* **Task details**: Starting at the first line of the data, please print exactly those lines through the one that holds "1.58, 1.58, 1.58]", omitting every picture.

* **Given material**:
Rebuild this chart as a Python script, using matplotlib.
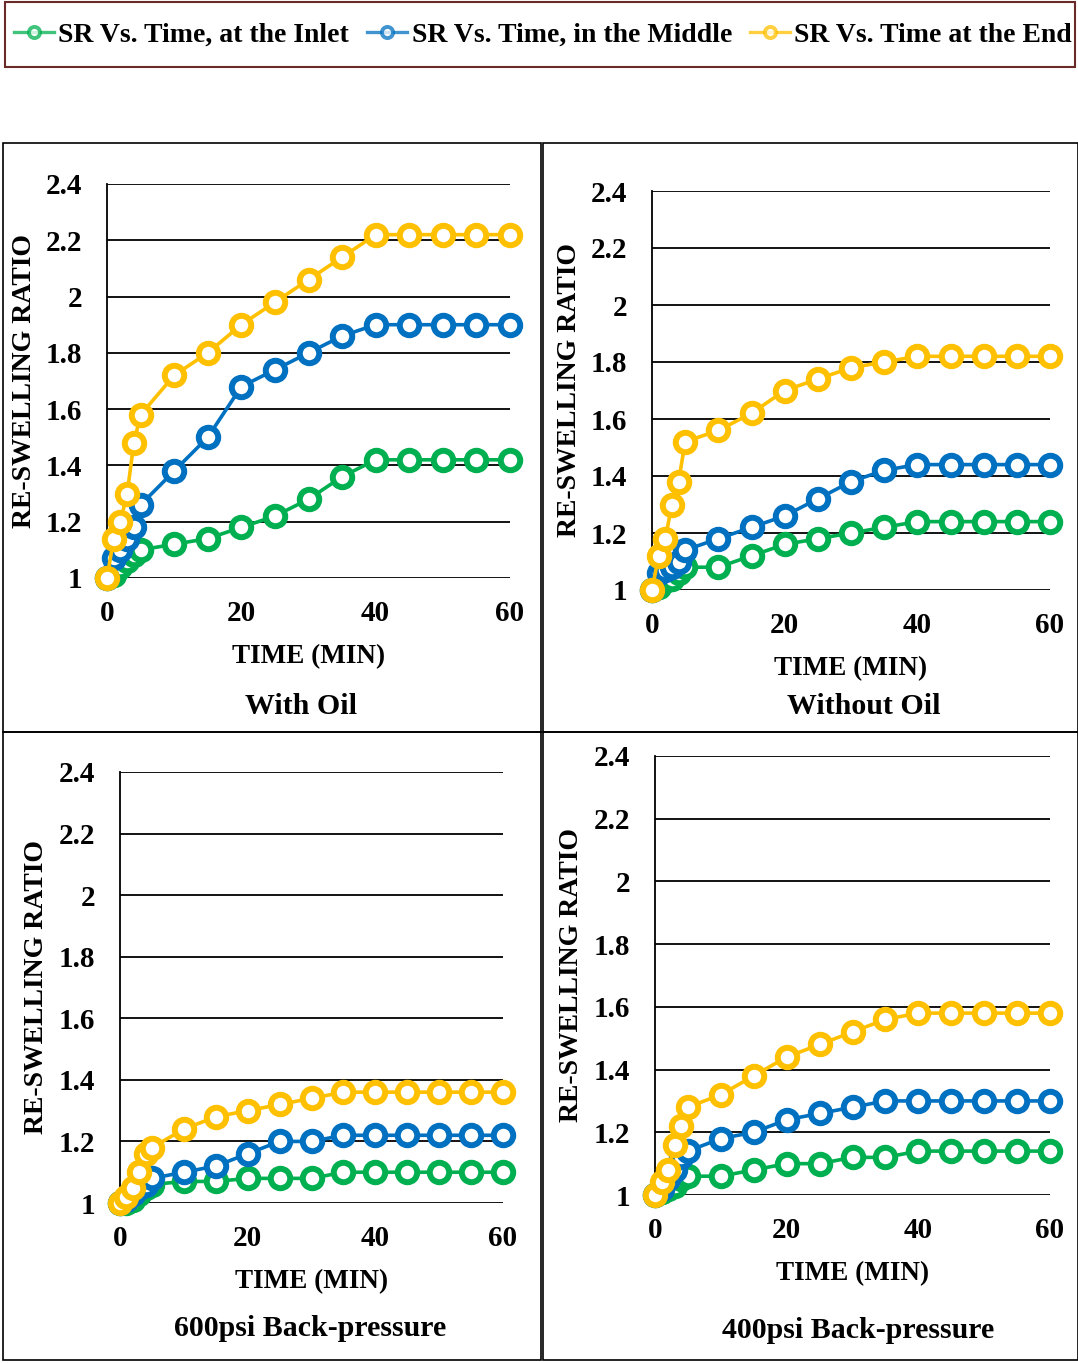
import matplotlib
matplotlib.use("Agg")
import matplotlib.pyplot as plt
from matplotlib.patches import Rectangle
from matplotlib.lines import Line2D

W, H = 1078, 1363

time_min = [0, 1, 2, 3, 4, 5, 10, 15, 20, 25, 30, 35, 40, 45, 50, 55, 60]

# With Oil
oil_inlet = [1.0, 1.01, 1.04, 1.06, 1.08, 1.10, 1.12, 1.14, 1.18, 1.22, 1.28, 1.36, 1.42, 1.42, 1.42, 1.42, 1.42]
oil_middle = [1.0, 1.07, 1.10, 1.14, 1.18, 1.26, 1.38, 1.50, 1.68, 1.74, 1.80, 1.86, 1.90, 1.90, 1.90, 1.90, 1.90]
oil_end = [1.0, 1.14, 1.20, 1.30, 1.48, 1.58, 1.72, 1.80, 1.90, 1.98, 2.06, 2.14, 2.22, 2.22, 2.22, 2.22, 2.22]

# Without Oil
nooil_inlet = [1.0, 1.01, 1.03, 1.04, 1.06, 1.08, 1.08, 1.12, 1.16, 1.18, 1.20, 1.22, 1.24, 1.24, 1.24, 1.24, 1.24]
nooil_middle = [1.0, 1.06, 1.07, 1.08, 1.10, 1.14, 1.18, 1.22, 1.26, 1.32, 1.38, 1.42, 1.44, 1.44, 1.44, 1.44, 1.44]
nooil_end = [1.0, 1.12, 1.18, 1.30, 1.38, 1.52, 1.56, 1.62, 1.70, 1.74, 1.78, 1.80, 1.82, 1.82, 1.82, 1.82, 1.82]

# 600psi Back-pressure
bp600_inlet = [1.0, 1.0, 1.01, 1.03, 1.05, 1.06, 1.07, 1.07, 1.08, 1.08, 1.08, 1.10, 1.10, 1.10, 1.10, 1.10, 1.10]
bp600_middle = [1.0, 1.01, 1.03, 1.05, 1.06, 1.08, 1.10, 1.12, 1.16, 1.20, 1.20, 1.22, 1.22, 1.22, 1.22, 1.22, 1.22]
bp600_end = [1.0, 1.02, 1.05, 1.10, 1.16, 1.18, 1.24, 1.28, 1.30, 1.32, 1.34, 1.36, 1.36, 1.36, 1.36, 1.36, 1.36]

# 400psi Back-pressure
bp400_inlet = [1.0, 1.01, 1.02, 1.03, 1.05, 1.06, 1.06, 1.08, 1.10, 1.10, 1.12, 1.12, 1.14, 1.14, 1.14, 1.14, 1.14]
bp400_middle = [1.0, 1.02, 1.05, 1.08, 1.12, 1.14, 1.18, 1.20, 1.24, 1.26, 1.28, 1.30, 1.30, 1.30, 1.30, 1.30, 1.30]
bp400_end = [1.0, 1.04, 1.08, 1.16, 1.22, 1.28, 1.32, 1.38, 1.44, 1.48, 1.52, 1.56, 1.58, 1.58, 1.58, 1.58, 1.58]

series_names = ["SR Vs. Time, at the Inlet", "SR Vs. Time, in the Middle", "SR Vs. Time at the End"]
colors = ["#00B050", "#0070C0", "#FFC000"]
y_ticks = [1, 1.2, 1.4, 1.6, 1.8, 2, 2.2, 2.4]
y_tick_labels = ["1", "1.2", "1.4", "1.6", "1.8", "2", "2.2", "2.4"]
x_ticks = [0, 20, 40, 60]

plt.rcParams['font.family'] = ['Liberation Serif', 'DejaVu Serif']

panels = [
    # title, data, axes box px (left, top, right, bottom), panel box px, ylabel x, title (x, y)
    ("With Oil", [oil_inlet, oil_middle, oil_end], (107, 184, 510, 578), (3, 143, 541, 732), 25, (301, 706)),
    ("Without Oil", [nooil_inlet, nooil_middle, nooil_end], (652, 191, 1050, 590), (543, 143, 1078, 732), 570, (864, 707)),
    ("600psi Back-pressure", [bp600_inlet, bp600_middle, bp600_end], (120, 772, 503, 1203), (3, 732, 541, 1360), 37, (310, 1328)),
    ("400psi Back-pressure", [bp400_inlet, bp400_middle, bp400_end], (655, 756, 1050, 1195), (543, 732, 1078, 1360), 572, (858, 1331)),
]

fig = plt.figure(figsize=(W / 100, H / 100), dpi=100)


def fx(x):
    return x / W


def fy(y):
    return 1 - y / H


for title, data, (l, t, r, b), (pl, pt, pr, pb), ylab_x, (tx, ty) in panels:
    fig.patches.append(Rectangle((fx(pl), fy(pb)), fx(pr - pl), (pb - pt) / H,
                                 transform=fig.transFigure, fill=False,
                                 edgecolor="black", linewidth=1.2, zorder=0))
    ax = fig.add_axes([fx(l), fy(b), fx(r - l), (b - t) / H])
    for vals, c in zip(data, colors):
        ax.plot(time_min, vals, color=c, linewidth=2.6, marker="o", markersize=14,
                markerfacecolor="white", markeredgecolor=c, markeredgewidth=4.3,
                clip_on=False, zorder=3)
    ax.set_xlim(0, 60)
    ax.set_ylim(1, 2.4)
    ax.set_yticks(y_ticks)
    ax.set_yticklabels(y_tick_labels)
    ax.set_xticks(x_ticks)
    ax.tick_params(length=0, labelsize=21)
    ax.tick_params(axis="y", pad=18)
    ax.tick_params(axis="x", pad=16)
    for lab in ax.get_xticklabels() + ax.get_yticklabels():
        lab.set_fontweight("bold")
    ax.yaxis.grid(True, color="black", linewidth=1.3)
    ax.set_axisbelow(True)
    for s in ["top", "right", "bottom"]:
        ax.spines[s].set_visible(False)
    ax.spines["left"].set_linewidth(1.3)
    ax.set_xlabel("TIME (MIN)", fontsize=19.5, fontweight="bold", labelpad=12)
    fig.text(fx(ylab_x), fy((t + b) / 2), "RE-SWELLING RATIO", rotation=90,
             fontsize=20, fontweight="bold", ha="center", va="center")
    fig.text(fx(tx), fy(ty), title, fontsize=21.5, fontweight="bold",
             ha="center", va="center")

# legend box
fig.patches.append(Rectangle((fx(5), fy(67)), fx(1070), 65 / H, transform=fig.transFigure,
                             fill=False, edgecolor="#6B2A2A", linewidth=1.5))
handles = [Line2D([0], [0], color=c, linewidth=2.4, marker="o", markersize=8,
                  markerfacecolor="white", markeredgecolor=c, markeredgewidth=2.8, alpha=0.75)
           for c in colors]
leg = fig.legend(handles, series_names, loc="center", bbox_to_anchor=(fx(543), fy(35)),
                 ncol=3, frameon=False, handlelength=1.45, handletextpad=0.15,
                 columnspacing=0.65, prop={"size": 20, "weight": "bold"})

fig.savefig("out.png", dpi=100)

* **Result below**:
Rebuild this chart as a Python script, using matplotlib.
import matplotlib
matplotlib.use("Agg")
import matplotlib.pyplot as plt
from matplotlib.patches import Rectangle
from matplotlib.lines import Line2D

W, H = 1078, 1363

time_min = [0, 1, 2, 3, 4, 5, 10, 15, 20, 25, 30, 35, 40, 45, 50, 55, 60]

# With Oil
oil_inlet = [1.0, 1.01, 1.04, 1.06, 1.08, 1.10, 1.12, 1.14, 1.18, 1.22, 1.28, 1.36, 1.42, 1.42, 1.42, 1.42, 1.42]
oil_middle = [1.0, 1.07, 1.10, 1.14, 1.18, 1.26, 1.38, 1.50, 1.68, 1.74, 1.80, 1.86, 1.90, 1.90, 1.90, 1.90, 1.90]
oil_end = [1.0, 1.14, 1.20, 1.30, 1.48, 1.58, 1.72, 1.80, 1.90, 1.98, 2.06, 2.14, 2.22, 2.22, 2.22, 2.22, 2.22]

# Without Oil
nooil_inlet = [1.0, 1.01, 1.03, 1.04, 1.06, 1.08, 1.08, 1.12, 1.16, 1.18, 1.20, 1.22, 1.24, 1.24, 1.24, 1.24, 1.24]
nooil_middle = [1.0, 1.06, 1.07, 1.08, 1.10, 1.14, 1.18, 1.22, 1.26, 1.32, 1.38, 1.42, 1.44, 1.44, 1.44, 1.44, 1.44]
nooil_end = [1.0, 1.12, 1.18, 1.30, 1.38, 1.52, 1.56, 1.62, 1.70, 1.74, 1.78, 1.80, 1.82, 1.82, 1.82, 1.82, 1.82]

# 600psi Back-pressure
bp600_inlet = [1.0, 1.0, 1.01, 1.03, 1.05, 1.06, 1.07, 1.07, 1.08, 1.08, 1.08, 1.10, 1.10, 1.10, 1.10, 1.10, 1.10]
bp600_middle = [1.0, 1.01, 1.03, 1.05, 1.06, 1.08, 1.10, 1.12, 1.16, 1.20, 1.20, 1.22, 1.22, 1.22, 1.22, 1.22, 1.22]
bp600_end = [1.0, 1.02, 1.05, 1.10, 1.16, 1.18, 1.24, 1.28, 1.30, 1.32, 1.34, 1.36, 1.36, 1.36, 1.36, 1.36, 1.36]

# 400psi Back-pressure
bp400_inlet = [1.0, 1.01, 1.02, 1.03, 1.05, 1.06, 1.06, 1.08, 1.10, 1.10, 1.12, 1.12, 1.14, 1.14, 1.14, 1.14, 1.14]
bp400_middle = [1.0, 1.02, 1.05, 1.08, 1.12, 1.14, 1.18, 1.20, 1.24, 1.26, 1.28, 1.30, 1.30, 1.30, 1.30, 1.30, 1.30]
bp400_end = [1.0, 1.04, 1.08, 1.16, 1.22, 1.28, 1.32, 1.38, 1.44, 1.48, 1.52, 1.56, 1.58, 1.58, 1.58, 1.58, 1.58]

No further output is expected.